• _The exercise_: Restate the full listing word for word and leave the pictures out.
**** Given information
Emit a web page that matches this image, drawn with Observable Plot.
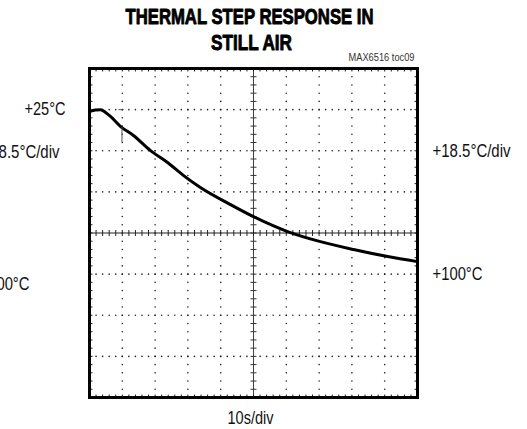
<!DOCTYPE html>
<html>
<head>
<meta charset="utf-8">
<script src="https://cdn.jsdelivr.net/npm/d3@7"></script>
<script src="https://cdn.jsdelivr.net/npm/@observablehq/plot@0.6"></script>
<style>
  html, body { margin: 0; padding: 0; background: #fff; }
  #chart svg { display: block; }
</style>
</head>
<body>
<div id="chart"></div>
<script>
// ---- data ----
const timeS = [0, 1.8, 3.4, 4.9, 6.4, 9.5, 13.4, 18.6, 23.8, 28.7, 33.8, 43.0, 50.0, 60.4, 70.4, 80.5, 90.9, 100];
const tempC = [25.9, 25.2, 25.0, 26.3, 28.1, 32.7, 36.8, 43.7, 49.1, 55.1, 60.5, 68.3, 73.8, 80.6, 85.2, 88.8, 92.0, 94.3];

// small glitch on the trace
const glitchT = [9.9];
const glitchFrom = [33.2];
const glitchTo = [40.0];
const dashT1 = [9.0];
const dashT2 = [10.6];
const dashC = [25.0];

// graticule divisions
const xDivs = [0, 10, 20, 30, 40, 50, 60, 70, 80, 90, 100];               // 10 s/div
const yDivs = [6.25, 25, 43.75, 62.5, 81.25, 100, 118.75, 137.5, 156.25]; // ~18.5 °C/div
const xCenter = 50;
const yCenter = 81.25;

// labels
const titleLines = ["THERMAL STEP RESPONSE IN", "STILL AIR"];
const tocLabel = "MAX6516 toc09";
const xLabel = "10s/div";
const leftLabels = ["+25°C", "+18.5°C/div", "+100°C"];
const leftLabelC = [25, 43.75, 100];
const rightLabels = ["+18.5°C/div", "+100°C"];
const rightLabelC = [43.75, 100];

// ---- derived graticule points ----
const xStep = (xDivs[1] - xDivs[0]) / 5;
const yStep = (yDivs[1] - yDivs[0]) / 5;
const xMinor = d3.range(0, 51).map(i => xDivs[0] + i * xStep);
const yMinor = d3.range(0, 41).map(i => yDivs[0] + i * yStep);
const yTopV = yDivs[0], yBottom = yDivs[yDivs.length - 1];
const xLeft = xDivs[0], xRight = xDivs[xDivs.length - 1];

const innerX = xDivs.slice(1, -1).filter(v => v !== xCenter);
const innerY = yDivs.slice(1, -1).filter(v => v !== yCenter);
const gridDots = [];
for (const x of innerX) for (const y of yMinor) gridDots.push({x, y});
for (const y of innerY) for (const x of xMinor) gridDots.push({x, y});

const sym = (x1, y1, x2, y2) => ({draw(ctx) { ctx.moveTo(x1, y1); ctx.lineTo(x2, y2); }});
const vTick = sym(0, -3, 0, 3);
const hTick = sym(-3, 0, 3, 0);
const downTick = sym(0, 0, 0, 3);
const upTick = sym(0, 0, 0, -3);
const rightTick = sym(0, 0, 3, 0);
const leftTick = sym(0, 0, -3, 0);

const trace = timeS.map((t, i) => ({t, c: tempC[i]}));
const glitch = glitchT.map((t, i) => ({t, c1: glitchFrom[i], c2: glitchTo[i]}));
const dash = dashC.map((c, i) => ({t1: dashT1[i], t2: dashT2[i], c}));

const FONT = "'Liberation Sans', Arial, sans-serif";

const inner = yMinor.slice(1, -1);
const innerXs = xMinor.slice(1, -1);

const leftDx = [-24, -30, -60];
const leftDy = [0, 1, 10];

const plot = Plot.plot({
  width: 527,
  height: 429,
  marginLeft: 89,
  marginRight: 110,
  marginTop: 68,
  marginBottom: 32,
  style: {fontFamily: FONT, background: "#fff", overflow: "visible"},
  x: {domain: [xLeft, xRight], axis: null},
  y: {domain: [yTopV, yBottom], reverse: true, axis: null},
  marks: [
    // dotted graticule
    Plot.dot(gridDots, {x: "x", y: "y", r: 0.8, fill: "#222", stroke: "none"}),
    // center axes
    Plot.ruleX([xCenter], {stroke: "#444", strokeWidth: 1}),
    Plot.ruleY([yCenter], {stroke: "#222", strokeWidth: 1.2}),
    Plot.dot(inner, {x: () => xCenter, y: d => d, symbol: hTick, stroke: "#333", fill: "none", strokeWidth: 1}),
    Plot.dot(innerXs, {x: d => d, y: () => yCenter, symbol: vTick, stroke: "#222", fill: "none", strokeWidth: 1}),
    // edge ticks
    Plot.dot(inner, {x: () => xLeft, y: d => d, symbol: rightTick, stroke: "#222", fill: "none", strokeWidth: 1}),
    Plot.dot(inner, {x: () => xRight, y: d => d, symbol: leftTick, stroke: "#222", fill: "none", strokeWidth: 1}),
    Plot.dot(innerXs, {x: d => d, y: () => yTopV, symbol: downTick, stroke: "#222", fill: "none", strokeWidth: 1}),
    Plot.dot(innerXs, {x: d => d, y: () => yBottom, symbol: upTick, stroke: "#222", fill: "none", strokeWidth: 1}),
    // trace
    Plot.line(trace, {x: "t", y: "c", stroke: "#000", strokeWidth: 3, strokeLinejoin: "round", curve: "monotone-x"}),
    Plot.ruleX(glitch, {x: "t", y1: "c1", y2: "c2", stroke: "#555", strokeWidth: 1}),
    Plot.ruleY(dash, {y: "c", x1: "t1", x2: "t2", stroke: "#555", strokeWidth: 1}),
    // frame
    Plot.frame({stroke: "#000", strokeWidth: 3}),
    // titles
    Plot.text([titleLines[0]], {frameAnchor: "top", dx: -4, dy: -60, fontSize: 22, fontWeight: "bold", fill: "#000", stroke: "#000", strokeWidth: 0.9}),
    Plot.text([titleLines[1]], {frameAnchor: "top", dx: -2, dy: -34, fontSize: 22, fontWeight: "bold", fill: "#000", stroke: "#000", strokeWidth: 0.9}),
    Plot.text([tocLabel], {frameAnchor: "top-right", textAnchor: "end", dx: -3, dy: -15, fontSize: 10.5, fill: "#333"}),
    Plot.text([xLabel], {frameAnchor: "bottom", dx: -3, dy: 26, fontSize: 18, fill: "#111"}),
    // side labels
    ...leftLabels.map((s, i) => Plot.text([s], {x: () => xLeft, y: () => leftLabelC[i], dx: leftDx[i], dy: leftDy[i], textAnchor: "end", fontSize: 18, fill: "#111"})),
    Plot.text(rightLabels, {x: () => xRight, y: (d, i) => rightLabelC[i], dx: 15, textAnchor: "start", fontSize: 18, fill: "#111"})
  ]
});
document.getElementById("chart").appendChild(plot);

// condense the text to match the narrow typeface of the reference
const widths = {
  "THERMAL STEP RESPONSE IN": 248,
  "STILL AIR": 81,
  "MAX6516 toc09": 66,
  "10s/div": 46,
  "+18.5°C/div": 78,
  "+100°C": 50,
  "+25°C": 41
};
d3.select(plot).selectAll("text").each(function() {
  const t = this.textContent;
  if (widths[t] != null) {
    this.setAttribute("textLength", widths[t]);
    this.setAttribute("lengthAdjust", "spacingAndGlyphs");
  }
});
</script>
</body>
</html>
********
• _Reply to the exercise_:
Emit a web page that matches this image, drawn with Observable Plot.
<!DOCTYPE html>
<html>
<head>
<meta charset="utf-8">
<script src="https://cdn.jsdelivr.net/npm/d3@7"></script>
<script src="https://cdn.jsdelivr.net/npm/@observablehq/plot@0.6"></script>
<style>
  html, body { margin: 0; padding: 0; background: #fff; }
  #chart svg { display: block; }
</style>
</head>
<body>
<div id="chart"></div>
<script>
// ---- data ----
const timeS = [0, 1.8, 3.4, 4.9, 6.4, 9.5, 13.4, 18.6, 23.8, 28.7, 33.8, 43.0, 50.0, 60.4, 70.4, 80.5, 90.9, 100];
const tempC = [25.9, 25.2, 25.0, 26.3, 28.1, 32.7, 36.8, 43.7, 49.1, 55.1, 60.5, 68.3, 73.8, 80.6, 85.2, 88.8, 92.0, 94.3];

// small glitch on the trace
const glitchT = [9.9];
const glitchFrom = [33.2];
const glitchTo = [40.0];
const dashT1 = [9.0];
const dashT2 = [10.6];
const dashC = [25.0];

// graticule divisions
const xDivs = [0, 10, 20, 30, 40, 50, 60, 70, 80, 90, 100];               // 10 s/div
const yDivs = [6.25, 25, 43.75, 62.5, 81.25, 100, 118.75, 137.5, 156.25]; // ~18.5 °C/div
const xCenter = 50;
const yCenter = 81.25;

// labels
const titleLines = ["THERMAL STEP RESPONSE IN", "STILL AIR"];
const tocLabel = "MAX6516 toc09";
const xLabel = "10s/div";
const leftLabels = ["+25°C", "+18.5°C/div", "+100°C"];
const leftLabelC = [25, 43.75, 100];
const rightLabels = ["+18.5°C/div", "+100°C"];
const rightLabelC = [43.75, 100];

// ---- derived graticule points ----
const xStep = (xDivs[1] - xDivs[0]) / 5;
const yStep = (yDivs[1] - yDivs[0]) / 5;
const xMinor = d3.range(0, 51).map(i => xDivs[0] + i * xStep);
const yMinor = d3.range(0, 41).map(i => yDivs[0] + i * yStep);
const yTopV = yDivs[0], yBottom = yDivs[yDivs.length - 1];
const xLeft = xDivs[0], xRight = xDivs[xDivs.length - 1];

const innerX = xDivs.slice(1, -1).filter(v => v !== xCenter);
const innerY = yDivs.slice(1, -1).filter(v => v !== yCenter);
const gridDots = [];
for (const x of innerX) for (const y of yMinor) gridDots.push({x, y});
for (const y of innerY) for (const x of xMinor) gridDots.push({x, y});

const sym = (x1, y1, x2, y2) => ({draw(ctx) { ctx.moveTo(x1, y1); ctx.lineTo(x2, y2); }});
const vTick = sym(0, -3, 0, 3);
const hTick = sym(-3, 0, 3, 0);
const downTick = sym(0, 0, 0, 3);
const upTick = sym(0, 0, 0, -3);
const rightTick = sym(0, 0, 3, 0);
const leftTick = sym(0, 0, -3, 0);

const trace = timeS.map((t, i) => ({t, c: tempC[i]}));
const glitch = glitchT.map((t, i) => ({t, c1: glitchFrom[i], c2: glitchTo[i]}));
const dash = dashC.map((c, i) => ({t1: dashT1[i], t2: dashT2[i], c}));

const FONT = "'Liberation Sans', Arial, sans-serif";

const inner = yMinor.slice(1, -1);
const innerXs = xMinor.slice(1, -1);

const leftDx = [-24, -30, -60];
const leftDy = [0, 1, 10];

const plot = Plot.plot({
  width: 527,
  height: 429,
  marginLeft: 89,
  marginRight: 110,
  marginTop: 68,
  marginBottom: 32,
  style: {fontFamily: FONT, background: "#fff", overflow: "visible"},
  x: {domain: [xLeft, xRight], axis: null},
  y: {domain: [yTopV, yBottom], reverse: true, axis: null},
  marks: [
    // dotted graticule
    Plot.dot(gridDots, {x: "x", y: "y", r: 0.8, fill: "#222", stroke: "none"}),
    // center axes
    Plot.ruleX([xCenter], {stroke: "#444", strokeWidth: 1}),
    Plot.ruleY([yCenter], {stroke: "#222", strokeWidth: 1.2}),
    Plot.dot(inner, {x: () => xCenter, y: d => d, symbol: hTick, stroke: "#333", fill: "none", strokeWidth: 1}),
    Plot.dot(innerXs, {x: d => d, y: () => yCenter, symbol: vTick, stroke: "#222", fill: "none", strokeWidth: 1}),
    // edge ticks
    Plot.dot(inner, {x: () => xLeft, y: d => d, symbol: rightTick, stroke: "#222", fill: "none", strokeWidth: 1}),
    Plot.dot(inner, {x: () => xRight, y: d => d, symbol: leftTick, stroke: "#222", fill: "none", strokeWidth: 1}),
    Plot.dot(innerXs, {x: d => d, y: () => yTopV, symbol: downTick, stroke: "#222", fill: "none", strokeWidth: 1}),
    Plot.dot(innerXs, {x: d => d, y: () => yBottom, symbol: upTick, stroke: "#222", fill: "none", strokeWidth: 1}),
    // trace
    Plot.line(trace, {x: "t", y: "c", stroke: "#000", strokeWidth: 3, strokeLinejoin: "round", curve: "monotone-x"}),
    Plot.ruleX(glitch, {x: "t", y1: "c1", y2: "c2", stroke: "#555", strokeWidth: 1}),
    Plot.ruleY(dash, {y: "c", x1: "t1", x2: "t2", stroke: "#555", strokeWidth: 1}),
    // frame
    Plot.frame({stroke: "#000", strokeWidth: 3}),
    // titles
    Plot.text([titleLines[0]], {frameAnchor: "top", dx: -4, dy: -60, fontSize: 22, fontWeight: "bold", fill: "#000", stroke: "#000", strokeWidth: 0.9}),
    Plot.text([titleLines[1]], {frameAnchor: "top", dx: -2, dy: -34, fontSize: 22, fontWeight: "bold", fill: "#000", stroke: "#000", strokeWidth: 0.9}),
    Plot.text([tocLabel], {frameAnchor: "top-right", textAnchor: "end", dx: -3, dy: -15, fontSize: 10.5, fill: "#333"}),
    Plot.text([xLabel], {frameAnchor: "bottom", dx: -3, dy: 26, fontSize: 18, fill: "#111"}),
    // side labels
    ...leftLabels.map((s, i) => Plot.text([s], {x: () => xLeft, y: () => leftLabelC[i], dx: leftDx[i], dy: leftDy[i], textAnchor: "end", fontSize: 18, fill: "#111"})),
    Plot.text(rightLabels, {x: () => xRight, y: (d, i) => rightLabelC[i], dx: 15, textAnchor: "start", fontSize: 18, fill: "#111"})
  ]
});
document.getElementById("chart").appendChild(plot);

// condense the text to match the narrow typeface of the reference
const widths = {
  "THERMAL STEP RESPONSE IN": 248,
  "STILL AIR": 81,
  "MAX6516 toc09": 66,
  "10s/div": 46,
  "+18.5°C/div": 78,
  "+100°C": 50,
  "+25°C": 41
};
d3.select(plot).selectAll("text").each(function() {
  const t = this.textContent;
  if (widths[t] != null) {
    this.setAttribute("textLength", widths[t]);
    this.setAttribute("lengthAdjust", "spacingAndGlyphs");
  }
});
</script>
</body>
</html>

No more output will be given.